All of these characters would also create sub-stories with their relatives, friends, or love interests. After some time, Pucho Fernández left the show, opening the door to characters like Paca (Raquel Montero) and Polo (William Gracia) to join the cast as helping Beba (Felicidad Morales) to manage the business until it was later on leased to Margot (Georgina Borri). She was the last manager of the restaurant on the last season of the show.

Since the first episode, the show had four open credits sequences, six wrestling/boxing episodes and a mini-serial named "Chevy, ¿culpable o inocente?" that lasted 10 episodes.

Aside of its obvious slapstick humor, the show sometimes tried to address common social situations present in Puerto Rico.

==Cast==

===Lead characters===
- Melwin Cedeño as Chevy, a Nuyorican that works as a waiter at "El Gandongo Express" restaurant.
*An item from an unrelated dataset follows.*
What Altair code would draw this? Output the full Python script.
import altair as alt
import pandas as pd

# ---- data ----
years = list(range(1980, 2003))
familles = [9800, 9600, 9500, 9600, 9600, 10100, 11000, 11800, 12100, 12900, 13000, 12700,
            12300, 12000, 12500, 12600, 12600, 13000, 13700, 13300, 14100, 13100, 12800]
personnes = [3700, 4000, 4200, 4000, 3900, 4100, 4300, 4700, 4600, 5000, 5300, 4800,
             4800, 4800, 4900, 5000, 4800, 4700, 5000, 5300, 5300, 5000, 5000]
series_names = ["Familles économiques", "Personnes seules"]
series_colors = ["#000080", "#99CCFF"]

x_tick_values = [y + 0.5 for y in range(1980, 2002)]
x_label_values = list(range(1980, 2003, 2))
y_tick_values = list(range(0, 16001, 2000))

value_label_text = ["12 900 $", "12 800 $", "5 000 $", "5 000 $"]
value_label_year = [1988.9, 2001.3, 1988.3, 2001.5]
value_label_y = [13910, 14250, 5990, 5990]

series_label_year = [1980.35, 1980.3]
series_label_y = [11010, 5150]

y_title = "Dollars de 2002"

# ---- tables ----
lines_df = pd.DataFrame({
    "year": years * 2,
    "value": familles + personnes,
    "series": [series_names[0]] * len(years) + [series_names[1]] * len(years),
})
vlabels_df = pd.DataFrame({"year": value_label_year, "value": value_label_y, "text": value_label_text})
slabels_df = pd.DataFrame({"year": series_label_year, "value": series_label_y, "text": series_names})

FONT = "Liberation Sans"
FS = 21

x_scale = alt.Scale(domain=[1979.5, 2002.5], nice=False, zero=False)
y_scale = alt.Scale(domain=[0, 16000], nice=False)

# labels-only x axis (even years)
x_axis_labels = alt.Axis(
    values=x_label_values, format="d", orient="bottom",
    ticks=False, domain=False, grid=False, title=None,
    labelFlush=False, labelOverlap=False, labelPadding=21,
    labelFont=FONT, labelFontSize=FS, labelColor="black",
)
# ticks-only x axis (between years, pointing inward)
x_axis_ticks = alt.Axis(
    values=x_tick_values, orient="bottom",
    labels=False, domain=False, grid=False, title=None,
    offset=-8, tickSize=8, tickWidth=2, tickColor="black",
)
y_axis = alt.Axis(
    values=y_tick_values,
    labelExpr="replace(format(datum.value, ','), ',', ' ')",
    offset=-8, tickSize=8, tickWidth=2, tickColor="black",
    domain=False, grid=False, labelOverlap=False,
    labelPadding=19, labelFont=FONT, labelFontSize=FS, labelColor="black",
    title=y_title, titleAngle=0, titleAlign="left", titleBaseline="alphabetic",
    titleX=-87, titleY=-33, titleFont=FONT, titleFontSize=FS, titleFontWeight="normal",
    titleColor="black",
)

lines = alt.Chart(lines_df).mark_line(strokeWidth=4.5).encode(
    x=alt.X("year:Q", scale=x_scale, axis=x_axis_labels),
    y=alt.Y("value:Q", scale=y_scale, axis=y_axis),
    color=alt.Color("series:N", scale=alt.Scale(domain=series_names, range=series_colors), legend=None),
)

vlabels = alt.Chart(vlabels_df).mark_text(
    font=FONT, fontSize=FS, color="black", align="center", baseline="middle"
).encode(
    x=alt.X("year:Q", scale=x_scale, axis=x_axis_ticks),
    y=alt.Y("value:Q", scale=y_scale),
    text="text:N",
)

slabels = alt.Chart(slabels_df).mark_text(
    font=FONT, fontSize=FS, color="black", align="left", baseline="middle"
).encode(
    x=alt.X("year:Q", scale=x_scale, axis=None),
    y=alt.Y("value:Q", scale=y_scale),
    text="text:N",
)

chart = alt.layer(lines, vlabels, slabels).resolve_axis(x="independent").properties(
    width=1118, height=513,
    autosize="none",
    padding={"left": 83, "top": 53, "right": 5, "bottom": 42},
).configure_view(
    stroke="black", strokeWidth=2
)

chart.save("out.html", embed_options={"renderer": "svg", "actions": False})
He drives a brightly colored Volkswagen Beetle and enjoys rap music. He is in love with a girl named Beba. He is smart but tends to have a short temper and is always getting in fights with bullies and even clients.
- Pucho Fernández as Don Vale, the first manager of "El Gandongo Express", and the father of Chevy's on-and-off girlfriend "Beba".
- Raúl Carbonell as Israel, the owner of the newsstand next to "El Gandongo Express" and one of Chevy's friends.
- Felicidad Morales as Beba, the daughter of "Don Vale" and Chevy's on-and-off girlfriend. She usually corresponds him, but their relationship is usually portrayed in a childish way. She is nice but has a tough attitude to people that doesn't treat her right.
- Yamaris Latorre as Sissi, one of Beba's best friends. She enjoys rock music and usually dresses in jeans and loose, wild hair. On the first years of the show, she was portrayed as being an airhead or dimwitted, but on later years, her character took more importance. She happened to fall in love with Chevy, but was never able to tell him.
- Ildia Santiago as Deborah, Beba's other best friend. She enjoys exercising and usually wears sportswear.
- Wilfred Morales as Cholón, the leader of the bully gang. He is a fat, bald man with a scarred face. He is very strong, but not very clever, and Chevy always takes advantage of this.
- Miguel Morales as Bejuco, one of Cholon's friend. As opposed to him, he is thin and weak. He is always wearing a shirt with the Puerto Rican flag and a baseball cap put on backwards. He tends to be one of the most obnoxious members of the gang. He would go inside the restaurant and ask Chevy to tell him everything in the menu only to end up asking for a glass of water. Chevy would then beat him up, and kick him out. Bejuco went on to have his own show (see El Gran Bejuco)

===Supporting characters===
- Raquel Montero as Paca, Don Vale's sister and briefly the manager of "El Gandongo Express" (when Pucho Fernandez left the show). Then, her character stayed as the next door neighbor and romantic interest of a security guard named "Polo".
- William Gracia as Polo, Beba's uncle (her mother's brother). He came to help her with the management of "El Gandongo Express" just before Paca's arrival. He was like a handyman taking care of several jobs (shoemaker, cooker) finally becoming a security guard. He was the object of Paca's affection, but his heart belonged to Margot (Chevy's mother).
- Georgina Borri as Margot, Chevy's mother. She became the owner of "El Gandongo Express" during the last season.
- Víctor Santiago as Mostro, another member of Cholon's gang. He sports a flat top haircut with colored stripes and would always go on asking everybody for two dollars. His famous line was: "El hombre brega". Like Cholón, he is not very clever.
- Cuco Sandoval as Cuco, the last member of Cholon's gang. He was added when the production team needed a greater gang for a wrestling match episode and his character stayed. He is the dumbest of the gang, almost never talked, and is usually spaced out and sleeping.

===Recurring characters===
Several characters made cameo or special appearances on the show.
- "Volcan" (Angel Javier) He was the son of the original Gandongo Express owner who rent it to "Don Vale". At first he was like a "troublemaker" but then the character changed to be like a Daddy's Boy (always saying: "Papi dice" {"Daddy says"}) and great friend of Chevy and the gang.
- "René" (René López) an orphan kid who play along the streets. He was very smart and always get the way to earn money the easy way.
- "Don Goyo" (Joaquin Jarque) an old man with bad temper. He only appeared on several episodes.
- "Mimi" (Alba Raquel Barros) a mature woman with a silly laugh. She was Don Vale's love interest.
- "Tito" (Wilfred Morales) he was a kid who lived with his mom across the street. He made silly statements and always was accusing everyone with his mom. His famous line was: "¡Se lo voy a decir a mami!" ("I'm going tell mom").
- "Gregory" (Edwin Francisco), Volcan's cousin. He was cocky and a total bully. He was attracted to Beba.
- "Pupe" (Raúl Carbonell), a bum, he always carried a rum bottle. He once was a famous trumpeter and used his talent on several episodes.
- "Sessi" (Yamaris Latorre) Sissi's twin sister. She only appeared in several episodes trying to win Chevy's love just to annoy Beba.
- "Chola" (Vanessa Rosario) Cholon's younger sister, quite overweight, and in love with Chevy.